## [Data segment]
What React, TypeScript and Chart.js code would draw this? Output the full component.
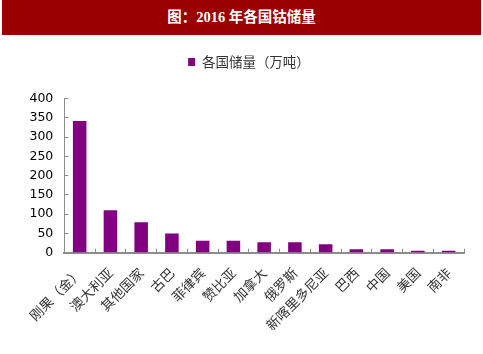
import React, { useEffect, useRef } from 'react';
import { Chart, registerables } from 'chart.js';

Chart.register(...registerables);

const titleText = '图：2016 年各国钴储量';
const seriesLabel = '各国储量（万吨）';
const categories = ['刚果（金）', '澳大利亚', '其他国家', '古巴', '菲律宾', '赞比亚', '加拿大', '俄罗斯', '新喀里多尼亚', '巴西', '中国', '美国', '南非'];
const reserves = [342, 110, 79, 50, 31, 31, 27, 27, 22, 9, 9, 5, 5];
const yMin = 0;
const yMax = 400;
const yStep = 50;

const cjk = '"Noto Sans CJK SC", "Noto Sans", sans-serif';

export default function App() {
  const ref = useRef<HTMLCanvasElement>(null);

  useEffect(() => {
    const legendGap = {
      id: 'legendGap',
      beforeInit(chart: any) {
        const lg = chart.legend;
        if (!lg) return;
        const origFit = lg.fit;
        lg.fit = function () {
          origFit.call(this);
          this.height += 20;
        };
      },
      afterLayout(chart: any) {
        const lg = chart.legend;
        if (lg) lg.left += 34;
      },
    };
    const chart = new Chart(ref.current!, {
      type: 'bar',
      data: {
        labels: categories,
        datasets: [
          {
            label: seriesLabel,
            data: reserves,
            backgroundColor: '#800080',
            borderWidth: 0,
            barPercentage: 0.44,
            categoryPercentage: 1,
          },
        ],
      },
      plugins: [legendGap],
      options: {
        animation: false,
        responsive: false,
        maintainAspectRatio: false,
        layout: { padding: { left: 0, right: 19, top: 45.25, bottom: 0 } },
        plugins: {
          legend: {
            display: true,
            position: 'top',
            labels: {
              boxWidth: 7,
              boxHeight: 8,
              padding: 10,
              color: '#333',
              font: { family: cjk, size: 13.5 },
            },
          },
          tooltip: { enabled: false },
        },
        scales: {
          x: {
            grid: {
              display: true,
              drawOnChartArea: false,
              drawTicks: true,
              tickLength: -4,
              color: '#8c8c8c',
              offset: true,
            },
            border: { color: '#8c8c8c', width: 2 },
            ticks: {
              minRotation: 45,
              maxRotation: 45,
              autoSkip: false,
              padding: 16,
              color: '#333',
              font: { family: cjk, size: 13.5 },
            },
            afterFit: (s: any) => {
              s.height = 101.3;
            },
          },
          y: {
            min: yMin,
            max: yMax,
            ticks: {
              stepSize: yStep,
              padding: 15,
              color: '#000',
              font: { family: '"DejaVu Sans", sans-serif', size: 12.5 },
            },
            grid: {
              drawOnChartArea: false,
              drawTicks: true,
              tickLength: -4,
              color: '#8c8c8c',
            },
            border: { color: '#8c8c8c', width: 1 },
            afterFit: (s: any) => {
              s.paddingLeft = 0;
              s.width = 64.3;
            },
          },
        },
      } as any,
    });
    return () => chart.destroy();
  }, []);

  return (
    <div style={{ position: 'absolute', left: 0, top: 0, width: 483, height: 354, background: '#fff' }}>
      <canvas ref={ref} width={483} height={354} style={{ position: 'absolute', left: 0, top: 0, width: 483, height: 354 }} />
      <div
        style={{
          position: 'absolute',
          left: 2,
          top: 0,
          width: 479,
          height: 35,
          background: '#9B0000',
          color: '#fff',
          fontFamily: '"Liberation Serif", "Noto Sans CJK SC", serif',
          fontWeight: 'bold',
          fontSize: 14.5,
          lineHeight: '35px',
          textAlign: 'center',
        }}
      >
        {titleText}
      </div>
    </div>
  );
}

## [Work to complete]
Repeat the lines above, starting at the first and stopping after the line that holds "const yStep = 50;", with the pictures left out.

## [Answer to this exercise]
What React, TypeScript and Chart.js code would draw this? Output the full component.
import React, { useEffect, useRef } from 'react';
import { Chart, registerables } from 'chart.js';

Chart.register(...registerables);

const titleText = '图：2016 年各国钴储量';
const seriesLabel = '各国储量（万吨）';
const categories = ['刚果（金）', '澳大利亚', '其他国家', '古巴', '菲律宾', '赞比亚', '加拿大', '俄罗斯', '新喀里多尼亚', '巴西', '中国', '美国', '南非'];
const reserves = [342, 110, 79, 50, 31, 31, 27, 27, 22, 9, 9, 5, 5];
const yMin = 0;
const yMax = 400;
const yStep = 50;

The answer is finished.